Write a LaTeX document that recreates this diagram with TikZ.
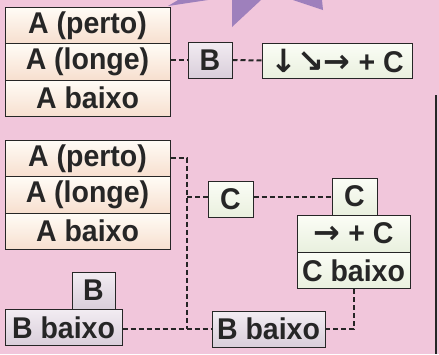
\documentclass[tikz,border=0pt]{standalone}
\usepackage{fontspec}
\setmainfont[FakeStretch=0.95]{Liberation Sans}
\newfontfamily\arrowfont{DejaVu Sans}
\definecolor{pinkbg}{HTML}{F1C6DB}
\definecolor{creamtop}{HTML}{FFFCF6}
\definecolor{creambot}{HTML}{F7DFCF}
\definecolor{lilactop}{HTML}{F2ECF2}
\definecolor{lilacbot}{HTML}{D9CEDA}
\definecolor{minttop}{HTML}{FBFDF6}
\definecolor{mintbot}{HTML}{E9F0DE}
\definecolor{ink}{HTML}{262626}
\definecolor{starpurple}{HTML}{9E80BC}
\tikzset{
  cell/.style={draw=ink, line width=1pt, text=ink, inner sep=0pt,
    font=\fontsize{30}{32}\selectfont\bfseries},
  acell/.style={cell, top color=creamtop, bottom color=creambot,
    minimum width=165pt, minimum height=36.5pt},
  bcell/.style={cell, top color=lilactop, bottom color=lilacbot, minimum height=36pt},
  ccell/.style={cell, top color=minttop, bottom color=mintbot, minimum height=36pt},
  link/.style={draw=ink, line width=2pt, dash pattern=on 5pt off 3pt}
}
\begin{document}
\begin{tikzpicture}[x=1pt,y=-1pt]
    \useasboundingbox (0,0) rectangle (439,354);
    \fill[pinkbg] (0,0) rectangle (439,354);

    % estrela no topo
    \fill[starpurple] (168,6) -- (178,0) -- (208,0) -- cycle;
    \fill[starpurple] (232,0) -- (261,0) -- (232,27) -- cycle;
    \fill[starpurple] (293,0) -- (322,0) -- (323,10) -- cycle;
    \draw[ink, line width=1.2pt] (436,95) -- (436,354);

    % primeiro combo
    \node[acell] (ap1) at (87.5,25.25) {A (perto)};
    \node[acell] (al1) at (87.5,61.75) {A (longe)};
    \node[acell] (ab1) at (87.5,98.25) {A baixo};
    \node[bcell, minimum width=44pt] (b1) at (210,60) {B};
    \node[ccell, minimum width=150pt, minimum height=35pt] (seq) at (337,60.5)
      {{\arrowfont\fontsize{32}{32}\selectfont ↓↘→} + C};
    \draw[link] (b1.west -| al1.east) -- (b1.west);
    \draw[link] (b1.east) -- (seq.west);

    % segundo combo
    \node[acell] (ap2) at (87.5,158.25) {A (perto)};
    \node[acell] (al2) at (87.5,194.75) {A (longe)};
    \node[acell] (ab2) at (87.5,231.25) {A baixo};
    \node[ccell, minimum width=45pt] (c1) at (230.5,199) {C};
    \node[ccell, minimum width=45pt, minimum height=37pt] (c2) at (354.5,196.5) {C};
    \node[ccell, minimum width=113pt, minimum height=37pt] (fc) at (353.5,233.5)
      {{\arrowfont\fontsize{32}{32}\selectfont →} + C};
    \node[ccell, minimum width=113pt] (cb) at (353.5,270.5) {C baixo};
    \node[bcell, minimum width=43pt, minimum height=37pt] (b2) at (93.5,290.5) {B};
    \node[bcell, minimum width=117pt] (bb1) at (63.5,327.5) {B baixo};
    \node[bcell, minimum width=113pt] (bb2) at (268.5,329) {B baixo};
    \coordinate (jn) at (187,329);

    \draw[link] (ap2.east) -| (jn);
    \draw[link] (jn |- c2.west) -- (c1.west |- c2.west);
    \draw[link] (c1.east |- c2.west) -- (c2.west);
    \draw[link] (bb1.east |- bb2.west) -- (bb2.west);
    \draw[link] (cb.south) |- (bb2.east);
  \end{tikzpicture}
\end{document}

*Given problem*. Without the pictures, repeat the listing above exactly.

*Output for this exercise*.
Write a LaTeX document that recreates this diagram with TikZ.
\documentclass[tikz,border=0pt]{standalone}
\usepackage{fontspec}
\setmainfont[FakeStretch=0.95]{Liberation Sans}
\newfontfamily\arrowfont{DejaVu Sans}
\definecolor{pinkbg}{HTML}{F1C6DB}
\definecolor{creamtop}{HTML}{FFFCF6}
\definecolor{creambot}{HTML}{F7DFCF}
\definecolor{lilactop}{HTML}{F2ECF2}
\definecolor{lilacbot}{HTML}{D9CEDA}
\definecolor{minttop}{HTML}{FBFDF6}
\definecolor{mintbot}{HTML}{E9F0DE}
\definecolor{ink}{HTML}{262626}
\definecolor{starpurple}{HTML}{9E80BC}
\tikzset{
  cell/.style={draw=ink, line width=1pt, text=ink, inner sep=0pt,
    font=\fontsize{30}{32}\selectfont\bfseries},
  acell/.style={cell, top color=creamtop, bottom color=creambot,
    minimum width=165pt, minimum height=36.5pt},
  bcell/.style={cell, top color=lilactop, bottom color=lilacbot, minimum height=36pt},
  ccell/.style={cell, top color=minttop, bottom color=mintbot, minimum height=36pt},
  link/.style={draw=ink, line width=2pt, dash pattern=on 5pt off 3pt}
}
\begin{document}
\begin{tikzpicture}[x=1pt,y=-1pt]
    \useasboundingbox (0,0) rectangle (439,354);
    \fill[pinkbg] (0,0) rectangle (439,354);

    % estrela no topo
    \fill[starpurple] (168,6) -- (178,0) -- (208,0) -- cycle;
    \fill[starpurple] (232,0) -- (261,0) -- (232,27) -- cycle;
    \fill[starpurple] (293,0) -- (322,0) -- (323,10) -- cycle;
    \draw[ink, line width=1.2pt] (436,95) -- (436,354);

    % primeiro combo
    \node[acell] (ap1) at (87.5,25.25) {A (perto)};
    \node[acell] (al1) at (87.5,61.75) {A (longe)};
    \node[acell] (ab1) at (87.5,98.25) {A baixo};
    \node[bcell, minimum width=44pt] (b1) at (210,60) {B};
    \node[ccell, minimum width=150pt, minimum height=35pt] (seq) at (337,60.5)
      {{\arrowfont\fontsize{32}{32}\selectfont ↓↘→} + C};
    \draw[link] (b1.west -| al1.east) -- (b1.west);
    \draw[link] (b1.east) -- (seq.west);

    % segundo combo
    \node[acell] (ap2) at (87.5,158.25) {A (perto)};
    \node[acell] (al2) at (87.5,194.75) {A (longe)};
    \node[acell] (ab2) at (87.5,231.25) {A baixo};
    \node[ccell, minimum width=45pt] (c1) at (230.5,199) {C};
    \node[ccell, minimum width=45pt, minimum height=37pt] (c2) at (354.5,196.5) {C};
    \node[ccell, minimum width=113pt, minimum height=37pt] (fc) at (353.5,233.5)
      {{\arrowfont\fontsize{32}{32}\selectfont →} + C};
    \node[ccell, minimum width=113pt] (cb) at (353.5,270.5) {C baixo};
    \node[bcell, minimum width=43pt, minimum height=37pt] (b2) at (93.5,290.5) {B};
    \node[bcell, minimum width=117pt] (bb1) at (63.5,327.5) {B baixo};
    \node[bcell, minimum width=113pt] (bb2) at (268.5,329) {B baixo};
    \coordinate (jn) at (187,329);

    \draw[link] (ap2.east) -| (jn);
    \draw[link] (jn |- c2.west) -- (c1.west |- c2.west);
    \draw[link] (c1.east |- c2.west) -- (c2.west);
    \draw[link] (bb1.east |- bb2.west) -- (bb2.west);
    \draw[link] (cb.south) |- (bb2.east);
  \end{tikzpicture}
\end{document}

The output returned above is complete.